A 12h43, un cireur s’en va remettre des chaussures à un agent et sort du bâtiment avec beaucoup d’autres chaussures à cirer. A 13h30, nous empruntons les couloirs C et D d’un des bâtiments de l’institution et remarquons des plats entreposés un peu partout devant les portes 1 et 3 du bâtiment C par exemple.
En somme, dans les différentes institutions étatiques, se développent plusieurs formes de commerces. Il y a les kiosques qui se trouvent pour la plupart dans les différents services. Nous avons également constaté l’incursion des marchands ambulants dans les services et souvent dans les bureaux des travailleurs du public aux heures de service. Il nous a été également donné de voir des prestataires de services y faire aussi leurs affaires. D’autres clients, étrangers aux services y passent quelques temps, surtout dans les kiosques. Des pratiques qui reposent nécessairement la question de la sécurité dans nos institutions publiques au point où l’on est tenté de s’interroger sur leur réglementation.
Interdiction formelle de faire du commerce dans des institutions publiques

Dans une circulaire adressée aux présidents d’institutions et ministres le 19 février 2019, le ministre de la Fonction publique, Pr. Séni Ouédraogo rappelait par la même occasion à l’ensemble des agents publics qu’« il est formellement interdit de faire du commerce aussi bien dans les enceintes qu’aux alentours des bâtiments de l’administration publique. »
Une décision qui part du constat que « des personnes étrangères accèdent aux administrations publiques souvent à des endroits sensibles et sans aucun contrôle ni respect de la règlementation pour vendre des articles de commerce. » Pour le ministre Séni Ouédraogo, avec le contexte sécuritaire actuel, « où tous les stratagèmes peuvent être utilisés par des groupes terroristes pour envoyer leurs éléments en mission de repérage et d’attentats sous divers déguisements (vendeurs ambulants et autres) », il est important que les chefs d’institutions et les ministres prennent « toutes les dispositions idoines » pour interdire le commerce dans et les alentours de leurs locaux.

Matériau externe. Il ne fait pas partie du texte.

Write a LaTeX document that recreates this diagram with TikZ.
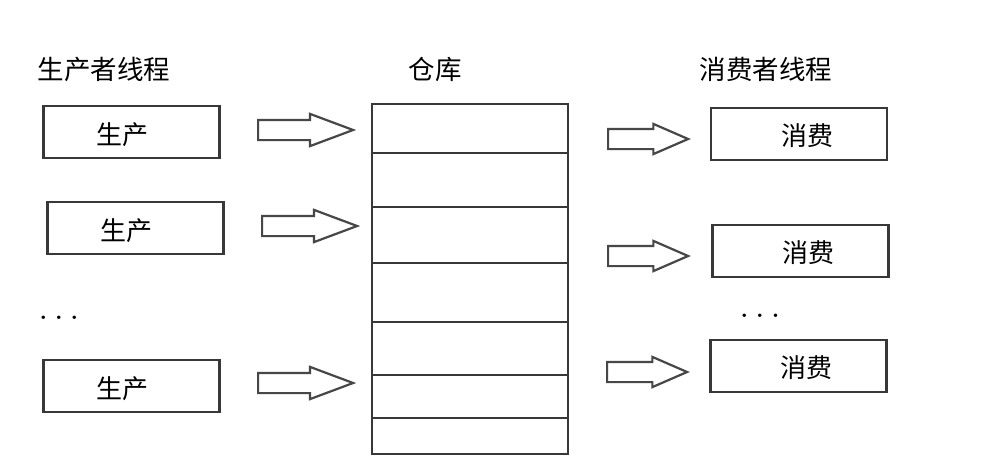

Aussi, le ministre les invite-il au contrôle de l’accès à ces lieux aux personnes étrangères au service.
Vidéo Reaction des agents
En outre, le ministre de la fonction publique a souligné que cette mesure concerne également les fonctionnaires du public qui, « en violation des dispositions de l’article 40 de la loi n °081-2015/AN du 24 novembre 2015 », s’adonnent à « l’exercice illégal d’activités commerciales dans les services publics. »
De toute évidence, les résultats de notre constat attestent de ce que cette circulaire disponible depuis 2019 n’a pas d’effet sur ce commerce développé dans les administrations publiques et leurs environs. L’absence de sanctions en cas de violation de cette règlementation dans la circulaire pourrait constituer le goulot d’étranglement à son efficacité.
Franck Michael Kola
Minute.bf
Bonjour. Il faudra vraiment revoir cette question dans les ministères. Nous sommes en temps d’insécurité et si ça doit continuer comme cela, c’est pas bon pour tout le monde.